I have the following result for diffList =(1, 2, 1) but I want diffList = (1,1).

It's because of the for loop. it does not iterate over the two variables (i and j) at once.

0

4 Answers 4

9

You do not mutability nor imperative programming to solve this problem, functional programming got you covered.

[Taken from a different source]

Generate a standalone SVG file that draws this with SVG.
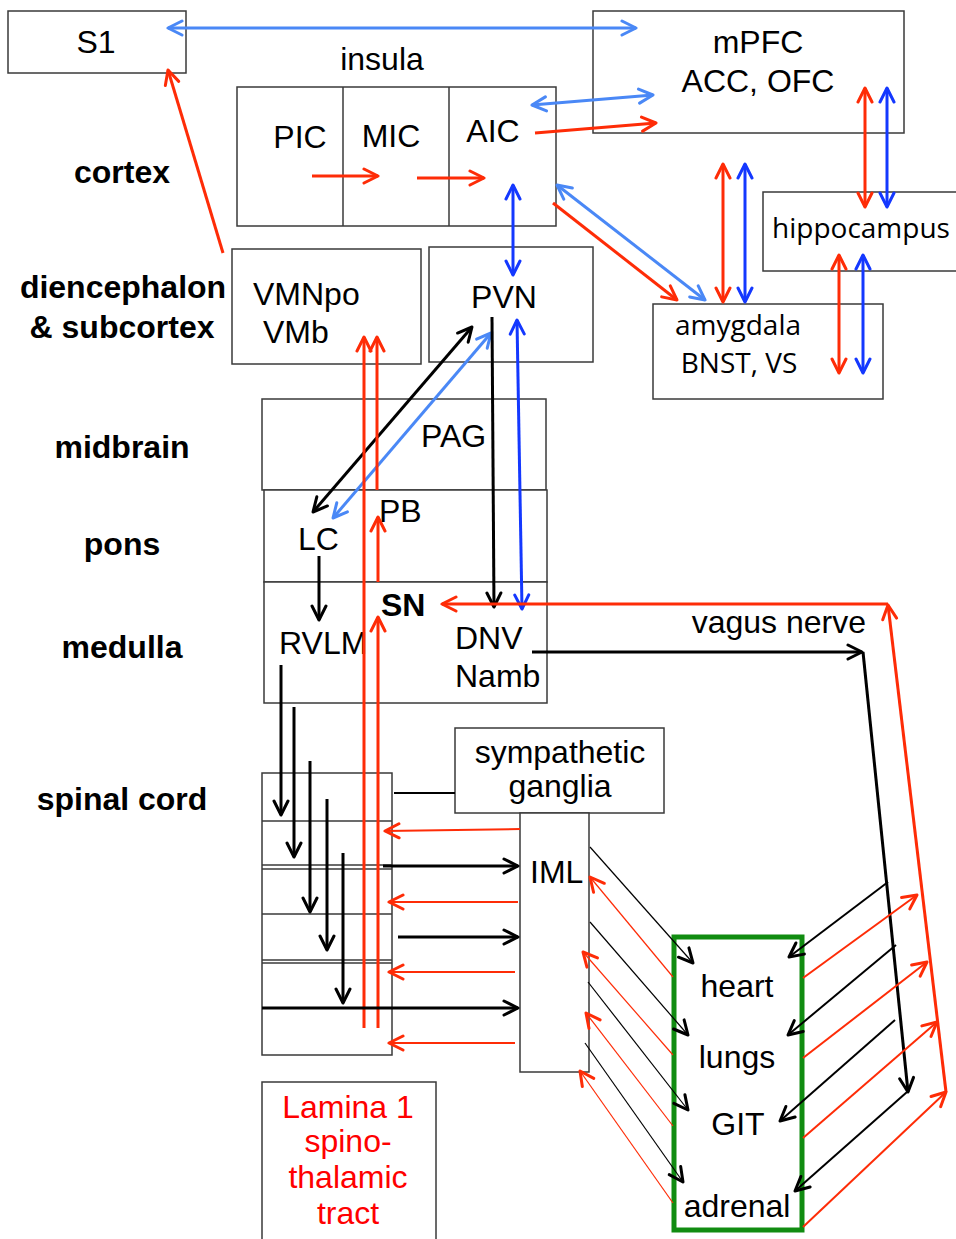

def consecutiveDifferences(data: List[Int]): List[Int] =
  if (data.isEmpty) List.empty
  else data.lazyZip(data.tail).map {
    case (x, y) => y - x
 }

As I always say, the Scaladoc is your friend.
(Also, as an advice, the best way to learn functional programming is to forbid yourself from mutability)

2
  • Thank you. The logic is very different from java programming.
    – Sandra
    Jan 30, 2021 at 19:54
  • 1
    @Sandra yeah learning FP takes some time, especially because you need to unlearn your habits from imperative programming. That is why my advice is to force yourself to not using mutability and to use the Scaladoc in your advantage. Jan 30, 2021 at 20:13
7

You can use the sliding method, which according to the docs:

/** Groups elements in fixed size blocks by passing a "sliding window"
 *  over them (as opposed to partitioning them, as is done in `grouped`.)
 *
 *  An empty collection returns an empty iterator, and a non-empty
 *  collection containing fewer elements than the window size returns
 *  an iterator that will produce the original collection as its only
 *  element.
 *  @see [[scala.collection.Iterator]], method `sliding`
 *
 *  @param size the number of elements per group
 *  @return An iterator producing ${coll}s of size `size`, except for a
 *          non-empty collection with less than `size` elements, which
 *          returns an iterator that produces the source collection itself
 *          as its only element.
 *  @example `List().sliding(2) = empty iterator`
 *  @example `List(1).sliding(2) = Iterator(List(1))`
 *  @example `List(1, 2).sliding(2) = Iterator(List(1, 2))`
 *  @example `List(1, 2, 3).sliding(2) = Iterator(List(1, 2), List(2, 3))`
 */

Then, solving your query is pretty straight forward:

diffList = sortedList.sliding(2).collect {
  case Seq(a, b) =>
    b - a
}.toList

Which results in List(1,1)

Code run at Scastie.

15
  • 1
    Very nice @Tomer Shetah
    – Zvi Mints
    Jan 30, 2021 at 20:59
  • 2
    @MatthiasBerndt, the usage of collect, is like filter + map. Therefore usually when using collect you do not exauhst the pattern matching. If diffList has less then 2 elements, there will be no match, and the result will be empty list as expected. Otherwise all elements will be matched. Jan 30, 2021 at 21:39
  • 1
    Besides, it's still hacky to first call a method that will produce elements of length 2 that you then filter out again. It's better to not produce such elements in the first place by not using the inappropriate sliding method. Just do sortedList.zip(sortedList.drop(1)). Zvi Mints' solution is clearly the better one. Jan 31, 2021 at 9:48
  • 3
    @MatthiasBerndt you still miss the point. The only reason to filter, is for short (< 2) lists. Otherwise it won't be filtered, it will be computed. It is fine that you think that Zvi's solution is better, but I still don't understand why to downvote this legit solution. Jan 31, 2021 at 9:59
  • 1
    @MatthiasBerndt BTW, if you wanted to increase the sliding window, for example to subtract the 2 following elements from the first one, it will be harder using zip, and easy with sliding. Not to talk about 10 elements. Jan 31, 2021 at 10:23
5
for(i <- 0 until (sortedList.size - 1)) yield sortedList(i + 1) - sortedList(i)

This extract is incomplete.